Die Ausstattung von Gary McCann setzt der musikalischen Farbpalette Grautöne statt schottischer Folklore entgegen. Die Optik erinnert an ein Hotel von Jean Nouvel oder an das Mumok, wirkt also sehr modern (im Gegensatz etwa zu den Arbeiten von Jean-Louis Martinoty in Wien). Die Inszenierung von Christian Räth ist aber nicht sonderlich innovativ.

Der Regisseur scheint eine Geschichte über machtgeile Diktatoren erzählen zu wollen, einer nicht besser als der andere – so genau erschließt sich das aber nicht.

In den stark stilisierten Bildern (auch der Wald von Birnam wird nur mit Kreide auf die verschiebbaren Wände gemalt) enttäuscht vor allem die Personenführung.

Was treibt Macbeth wirklich an? Wie stark ist er von seiner Frau beeinflusst? Wie sehr muss ein Mann einer Frau verfallen sein, damit er für sie über Leichen geht? Auf diese Fragen gibt keine schlüssigen Antworten. Die Geschichte über Lady Macbeth und ihren Königs-Mordgehilfen ist von einer analytisch aufbereiteten Tragödie so weit entfernt wie " Mord ist ihr Hobby" vom "Schweigen der Lämmer".

Sehr gut sind zahlreiche Lichteffekte, etwa wenn der Geist des ermordeten Banquo erscheint oder wenn Blut auf dem Zwischenvorhang aufsteigt, um diesen ganz rot zu färben. Die Hexen (exzellent der ganze Staatsopernchor!) sind aufgewertet und auch abseits ihrer Szenen als Drahtzieher präsent. Optisch entsprechen sie Opernklischees.

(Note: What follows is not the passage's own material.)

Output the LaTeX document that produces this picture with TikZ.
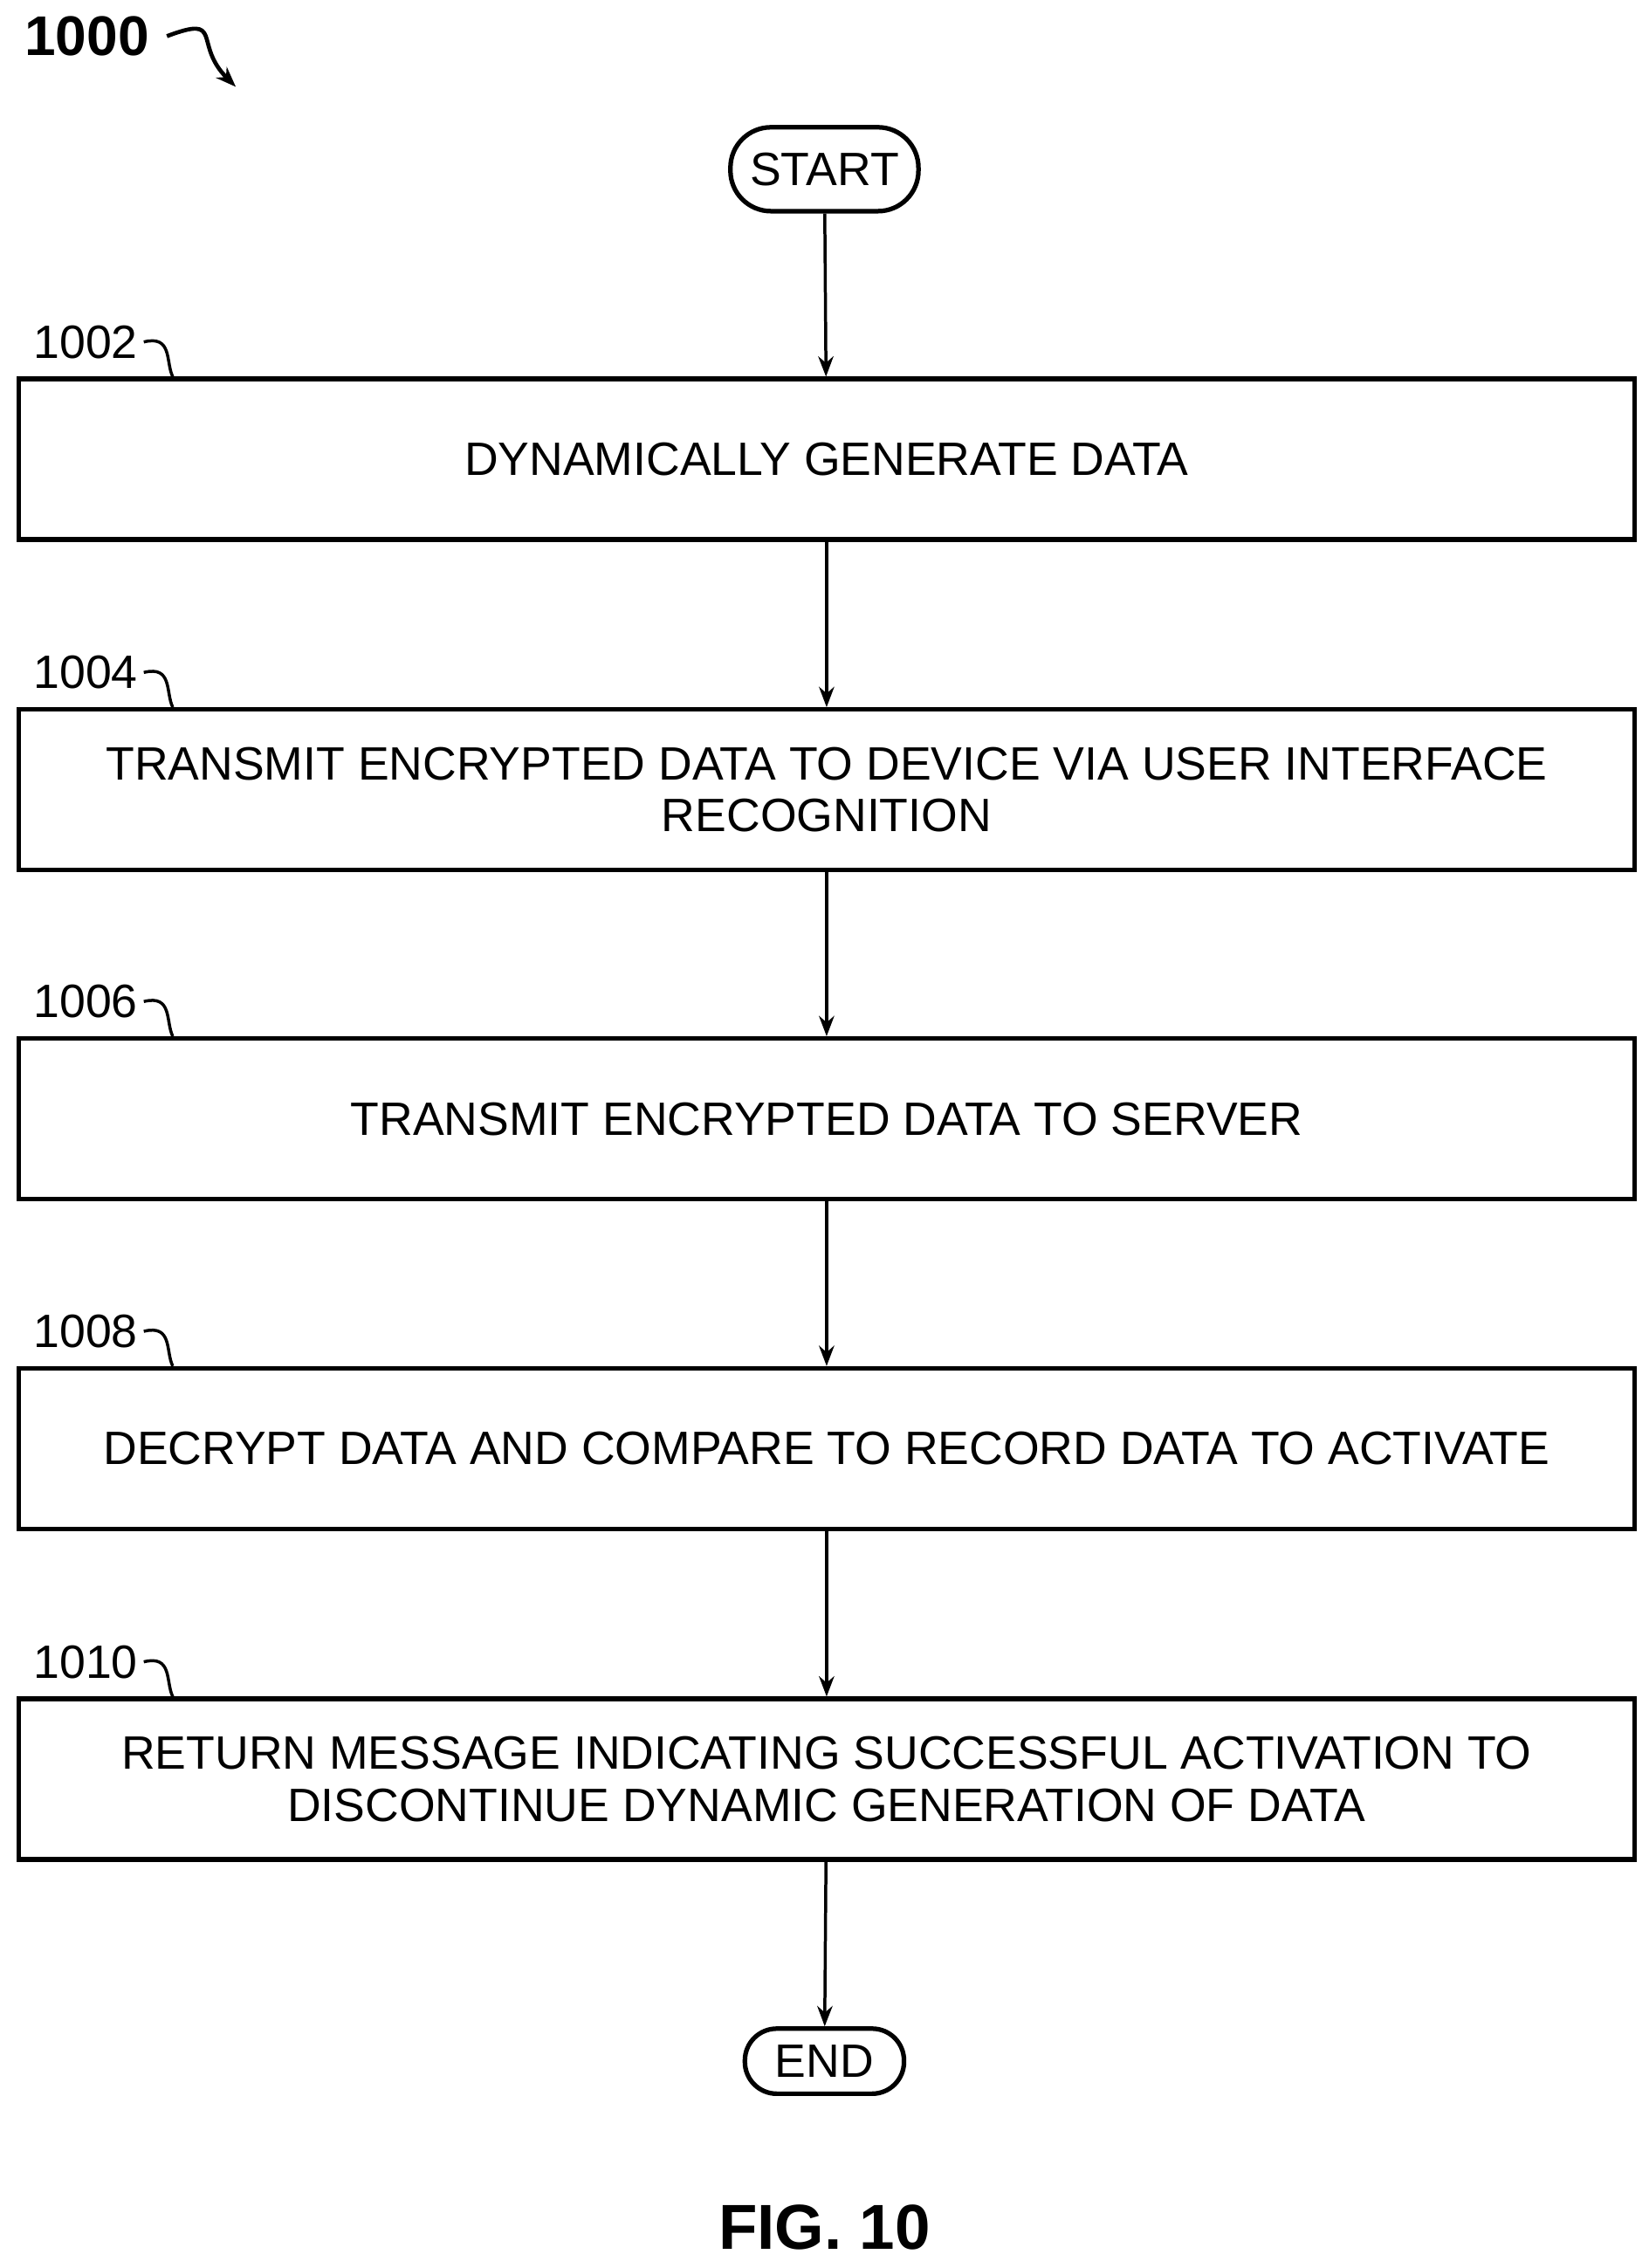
\documentclass[tikz,border=0pt]{standalone}
\usepackage{fontspec}
\setmainfont{Liberation Sans}
\usetikzlibrary{positioning,arrows.meta}
\begin{document}
\begin{tikzpicture}[x=1cm,y=1cm,
  font=\fontsize{9.2}{10.2}\selectfont,
  stepbox/.style={draw,line width=0.9pt,minimum width=11.17cm,minimum height=1.11cm,align=center},
  term/.style={draw,line width=0.9pt,rounded corners=0.28cm,inner sep=1pt},
  flow/.style={-{Stealth[length=4pt,width=3pt]},line width=0.6pt},
  tick/.style={line width=0.6pt}]
\useasboundingbox (0,0) rectangle (11.4,-15.68);
% terminals
\node[term,minimum width=1.3cm,minimum height=0.58cm] (start) at (5.7,-1.17) {START};
\node[term,minimum width=1.1cm,minimum height=0.45cm,rounded corners=0.22cm] (end) at (5.7,-14.25) {END};
% steps
\node[stepbox] (s1002) at (5.715,-3.175) {DYNAMICALLY GENERATE DATA};
\node[stepbox] (s1004) at (5.715,-5.46) {TRANSMIT ENCRYPTED DATA TO DEVICE VIA USER INTERFACE\\RECOGNITION};
\node[stepbox] (s1006) at (5.715,-7.735) {TRANSMIT ENCRYPTED DATA TO SERVER};
\node[stepbox] (s1008) at (5.715,-10.015) {DECRYPT DATA AND COMPARE TO RECORD DATA TO ACTIVATE};
\node[stepbox] (s1010) at (5.715,-12.3) {RETURN MESSAGE INDICATING SUCCESSFUL ACTIVATION TO\\DISCONTINUE DYNAMIC GENERATION OF DATA};
% reference numerals
\foreach \s in {1002,1004,1006,1008,1010}{
  \node[anchor=east,inner sep=1pt] (n\s) at ([xshift=0.88cm,yshift=0.24cm]s\s.north west) {\s};
  \draw[tick] (n\s.east) .. controls +(0.2,0.05) and +(-0.05,0.1) .. ([xshift=1.08cm]s\s.north west);
}
% arrows
\draw[flow] (start) -- (s1002);
\draw[flow] (s1002) -- (s1004);
\draw[flow] (s1004) -- (s1006);
\draw[flow] (s1006) -- (s1008);
\draw[flow] (s1008) -- (s1010);
\draw[flow] (s1010) -- (end);
% figure label
\node[font=\fontsize{11}{13}\selectfont\bfseries] (n1000) at (0.6,-0.25) {1000};
\coordinate (c1000) at (1.63,-0.6);
\draw[flow,line width=0.8pt] (n1000.east) .. controls +(0.4,0.15) and +(-0.3,0.3) .. (c1000);
\node[font=\fontsize{12.5}{14}\selectfont\bfseries] (fig) at (5.7,-15.4) {FIG. 10};
\end{tikzpicture}
\end{document}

Aus der Besetzung ragt Ferruccio Furlanetto als Banquo heraus – leider ist dieser zu rasch tot. George Petean ist ein nobel-timbrierter Macbeth mit fein geführtem Bariton, der jedoch kräftemäßig ans Limit stößt. Tatiana Serjan enttäuscht gleich bei der Briefszene, ihrem ersten Auftritt, und ist – für eine Lady Macbeth ungewöhnlich – in den wenigen lyrischen Momenten viel besser als bei den Attacken. Vor vier Jahren in Salzburg unter Muti war sie um vieles dramatischer. Jinxu Xiahou (Malcolm) und die anderen Sänger kleinerer Rollen sind bedeutend besser als Macduff.

Darf man sich wünschen, dass Anna Netrebko, wie zuletzt in München und in New York, bald auch in Wien die Lady singen möge?